__WHAT THE TASK REQUIRES__.
Reproduce the listing below exactly, beginning with its first line and ending with the line that holds "from matplotlib.patches import Rectangle"; pictures are not part of the copy.

__DATA RECORDS__.
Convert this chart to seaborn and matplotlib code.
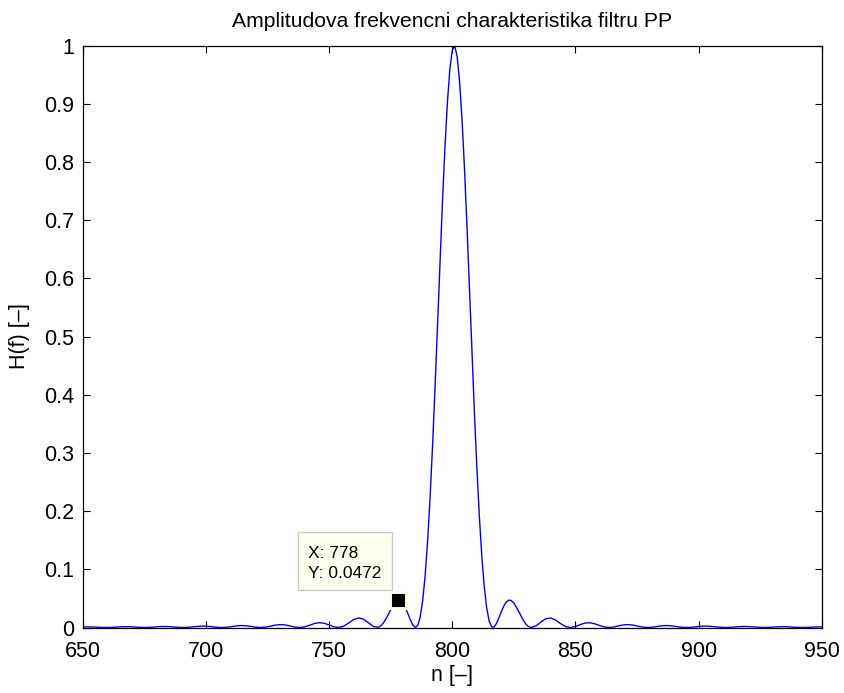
import matplotlib
matplotlib.use("Agg")
import matplotlib.pyplot as plt
import seaborn as sns
import pandas as pd
from matplotlib.patches import Rectangle

# ---- data ----
n_left = list(range(650, 770, 2))
h_left = [0.00099, 0.00112, 0.00091, 0.00048, 0.00010, 0.00002, 0.00031, 0.00084,
          0.00129, 0.00139, 0.00107, 0.00052, 0.00008, 0.00005, 0.00049, 0.00117,
          0.00170, 0.00176, 0.00129, 0.00057, 0.00006, 0.00011, 0.00076, 0.00168,
          0.00232, 0.00230, 0.00160, 0.00064, 0.00003, 0.00024, 0.00123, 0.00249,
          0.00330, 0.00314, 0.00207, 0.00073, 0.00001, 0.00049, 0.00207, 0.00392,
          0.00498, 0.00457, 0.00285, 0.00088, 0.00000, 0.00106, 0.00377, 0.00677,
          0.00832, 0.00737, 0.00436, 0.00114, 0.00005, 0.00250, 0.00790, 0.01365,
          0.01646, 0.01431, 0.00810, 0.00174]

n_mid = list(range(770, 833))
h_mid = [0.00040, 0.00284, 0.00753, 0.01417, 0.02214, 0.03052, 0.03821, 0.04404,
         0.04720, 0.04630, 0.04185, 0.03400, 0.02377, 0.01303, 0.00416, 0.00003,
         0.00372, 0.01821, 0.04605, 0.08903, 0.1481, 0.2228, 0.3113, 0.4108,
         0.5169, 0.6246, 0.7282, 0.8217, 0.8998, 0.9577, 0.9915, 1.0000, 0.9809,
         0.9370, 0.8708, 0.7858, 0.6877, 0.5818, 0.4741, 0.3700, 0.2743, 0.1912,
         0.1226, 0.06996, 0.03317, 0.01094, 0.00111, 0.00092, 0.00731, 0.01724,
         0.02804, 0.03749, 0.04412, 0.04707, 0.04621, 0.04199, 0.03527, 0.02720,
         0.01884, 0.01131, 0.00539, 0.00159, 0.00005]

n_right = list(range(834, 951, 2))
h_right = [0.00277, 0.00951, 0.01515, 0.01626, 0.01265, 0.00669, 0.00172, 0.00000,
           0.00168, 0.00505, 0.00776, 0.00819, 0.00623, 0.00315, 0.00069, 0.00003,
           0.00122, 0.00325, 0.00477, 0.00488, 0.00358, 0.00170, 0.00029, 0.00007,
           0.00098, 0.00233, 0.00325, 0.00320, 0.00225, 0.00099, 0.00012, 0.00010,
           0.00082, 0.00178, 0.00236, 0.00224, 0.00150, 0.00060, 0.00005, 0.00012,
           0.00071, 0.00142, 0.00179, 0.00163, 0.00103, 0.00037, 0.00001, 0.00014,
           0.00063, 0.00116, 0.00140, 0.00122, 0.00073, 0.00023, 0.00000, 0.00016,
           0.00057, 0.00097, 0.00112]

tip_x = 778
tip_y = 0.0472

x_ticks = [650, 700, 750, 800, 850, 900, 950]
y_ticks = [0, 0.1, 0.2, 0.3, 0.4, 0.5, 0.6, 0.7, 0.8, 0.9, 1]
y_tick_labels = ["0", "0.1", "0.2", "0.3", "0.4", "0.5", "0.6", "0.7", "0.8", "0.9", "1"]

title = "Amplitudova frekvencni charakteristika filtru PP"
xlabel = "n [\u2013]"
ylabel = "H(f) [\u2013]"

# ---- plotting ----
sns.set_theme(style="white")
plt.rcParams["font.family"] = ["Liberation Sans", "DejaVu Sans"]
plt.rcParams["text.color"] = "black"
plt.rcParams["axes.labelcolor"] = "black"
FS = 15.5

df = pd.DataFrame({"n": n_left + n_mid + n_right, "H": h_left + h_mid + h_right})

fig = plt.figure(figsize=(8.45, 6.93), dpi=100)
fig.patch.set_facecolor("white")
ax = fig.add_axes([0.0979, 0.0945, 0.8746, 0.8398])

sns.lineplot(data=df, x="n", y="H", ax=ax, color="#0000FF", linewidth=1.0,
             estimator=None, sort=False)

ax.set_xlim(650, 950)
ax.set_ylim(0, 1)
ax.set_xticks(x_ticks)
ax.set_xticklabels([str(v) for v in x_ticks], fontsize=FS, color="black")
ax.set_yticks(y_ticks)
ax.set_yticklabels(y_tick_labels, fontsize=FS, color="black")
ax.tick_params(direction="in", length=5, width=0.8, colors="black",
               top=True, right=True, bottom=True, left=True)
ax.tick_params(axis="x", pad=10)
ax.tick_params(axis="y", pad=6)
for s in ax.spines.values():
    s.set_visible(True)
    s.set_color("black")
    s.set_linewidth(0.9)
ax.grid(False)
ax.set_facecolor("white")

ax.set_title(title, fontsize=15.2, pad=13, color="black")
ax.set_xlabel(xlabel, fontsize=FS, labelpad=2, color="black")
ax.set_ylabel(ylabel, fontsize=FS, labelpad=10, color="black")

# data tip
ax.add_patch(Rectangle((737.4, 0.0644), 38.2, 0.0997, facecolor="#FFFFEE",
                       edgecolor="#CCCCCC", linewidth=1.0, zorder=5, clip_on=False))
ax.text(741.5, 0.1186, "X: %d" % tip_x, fontsize=12.5, color="black", zorder=6)
ax.text(741.5, 0.0851, "Y: %s" % tip_y, fontsize=12.5, color="black", zorder=6)
ax.plot([tip_x], [tip_y], marker="s", markersize=12.2, markerfacecolor="black",
        markeredgecolor="#FFFFE6", markeredgewidth=2.1, zorder=7, clip_on=False)

fig.savefig("out.png", dpi=100, facecolor="white")
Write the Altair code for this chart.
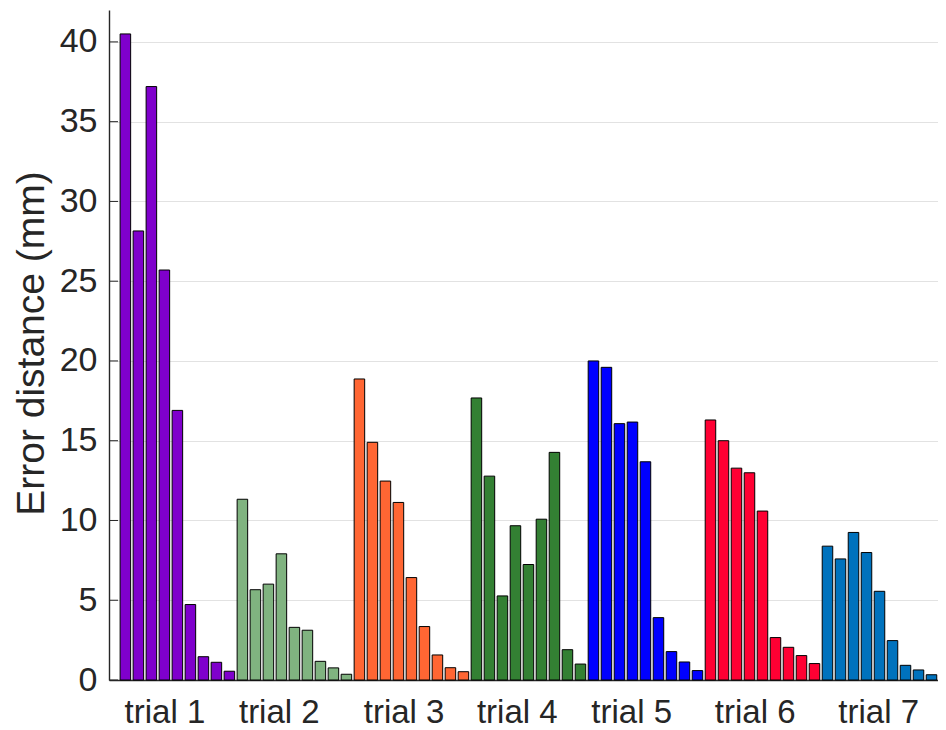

__EXERCISE RESULT__.
Convert this chart to seaborn and matplotlib code.
import matplotlib
matplotlib.use("Agg")
import matplotlib.pyplot as plt
import seaborn as sns
import pandas as pd
from matplotlib.patches import Rectangle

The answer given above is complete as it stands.